'''
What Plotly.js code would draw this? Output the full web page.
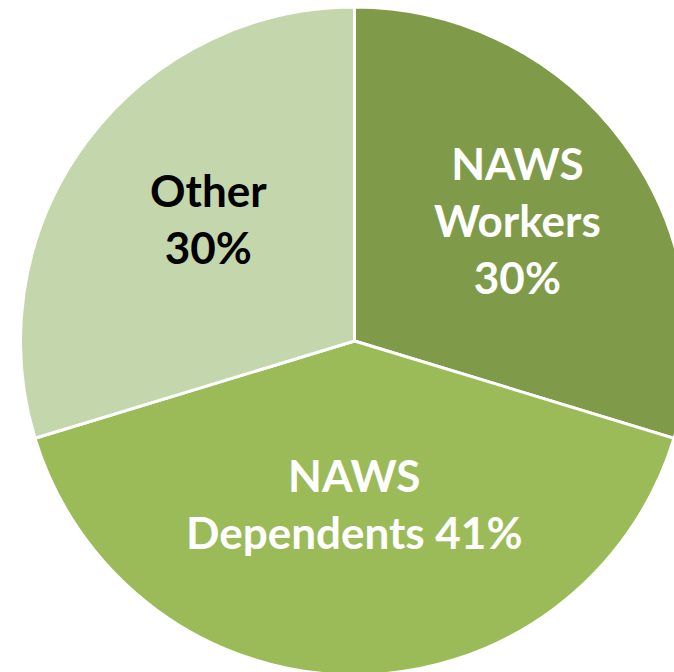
<!DOCTYPE html>
<html>
<head>
<meta charset="utf-8">
<script src="https://cdn.plot.ly/plotly-3.0.1.min.js"></script>
<style>
html,body{margin:0;padding:0;overflow:hidden;background:#fff;width:674px;height:672px;}
#chart{width:700px;height:690px;}
</style>
</head>
<body>
<div id="chart"></div>
<script>
// Data
const categories = ["NAWS Workers", "NAWS Dependents", "Other"];
const values = [29.7, 40.6, 29.7];
const labelLines = [["NAWS", "Workers", "30%"], ["NAWS", "Dependents 41%"], ["Other", "30%"]];
const sliceColors = ["#7f9b4a", "#9bbb59", "#c4d6ab"];
const textColors = ["#ffffff", "#ffffff", "#000000"];

const W = 700, H = 690;
const cx = 354.5, cy = 341, r = 334;

// label anchor positions (pixels)
const labelPos = [[517, 220], [354, 503], [208, 219]];

const trace = {
  type: "pie",
  labels: categories,
  values: values,
  sort: false,
  direction: "clockwise",
  rotation: 0,
  textinfo: "none",
  hoverinfo: "label+percent",
  marker: {colors: sliceColors, line: {color: "#ffffff", width: 3}},
  domain: {x: [(cx - r) / W, (cx + r) / W], y: [1 - (cy + r) / H, 1 - (cy - r) / H]},
  showlegend: false
};

const annotations = categories.map((c, i) => ({
  xref: "paper", yref: "paper",
  x: labelPos[i][0] / W, y: 1 - labelPos[i][1] / H,
  xanchor: "center", yanchor: "middle",
  text: labelLines[i].join("<br>"),
  showarrow: false,
  align: "center",
  font: {family: "Lato, 'Open Sans', sans-serif", size: 44, color: textColors[i], weight: "bold"}
}));

Plotly.newPlot("chart", [trace], {
  width: W, height: H,
  margin: {l: 0, r: 0, t: 0, b: 0},
  paper_bgcolor: "#ffffff",
  annotations: annotations
}, {displayModeBar: false, staticPlot: true});
</script>
</body>
</html>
'''
_Work to be completed:_ Make an exact copy of the data, leaving its pictures out.

_The output:_
What Plotly.js code would draw this? Output the full web page.
<!DOCTYPE html>
<html>
<head>
<meta charset="utf-8">
<script src="https://cdn.plot.ly/plotly-3.0.1.min.js"></script>
<style>
html,body{margin:0;padding:0;overflow:hidden;background:#fff;width:674px;height:672px;}
#chart{width:700px;height:690px;}
</style>
</head>
<body>
<div id="chart"></div>
<script>
// Data
const categories = ["NAWS Workers", "NAWS Dependents", "Other"];
const values = [29.7, 40.6, 29.7];
const labelLines = [["NAWS", "Workers", "30%"], ["NAWS", "Dependents 41%"], ["Other", "30%"]];
const sliceColors = ["#7f9b4a", "#9bbb59", "#c4d6ab"];
const textColors = ["#ffffff", "#ffffff", "#000000"];

const W = 700, H = 690;
const cx = 354.5, cy = 341, r = 334;

// label anchor positions (pixels)
const labelPos = [[517, 220], [354, 503], [208, 219]];

const trace = {
  type: "pie",
  labels: categories,
  values: values,
  sort: false,
  direction: "clockwise",
  rotation: 0,
  textinfo: "none",
  hoverinfo: "label+percent",
  marker: {colors: sliceColors, line: {color: "#ffffff", width: 3}},
  domain: {x: [(cx - r) / W, (cx + r) / W], y: [1 - (cy + r) / H, 1 - (cy - r) / H]},
  showlegend: false
};

const annotations = categories.map((c, i) => ({
  xref: "paper", yref: "paper",
  x: labelPos[i][0] / W, y: 1 - labelPos[i][1] / H,
  xanchor: "center", yanchor: "middle",
  text: labelLines[i].join("<br>"),
  showarrow: false,
  align: "center",
  font: {family: "Lato, 'Open Sans', sans-serif", size: 44, color: textColors[i], weight: "bold"}
}));

Plotly.newPlot("chart", [trace], {
  width: W, height: H,
  margin: {l: 0, r: 0, t: 0, b: 0},
  paper_bgcolor: "#ffffff",
  annotations: annotations
}, {displayModeBar: false, staticPlot: true});
</script>
</body>
</html>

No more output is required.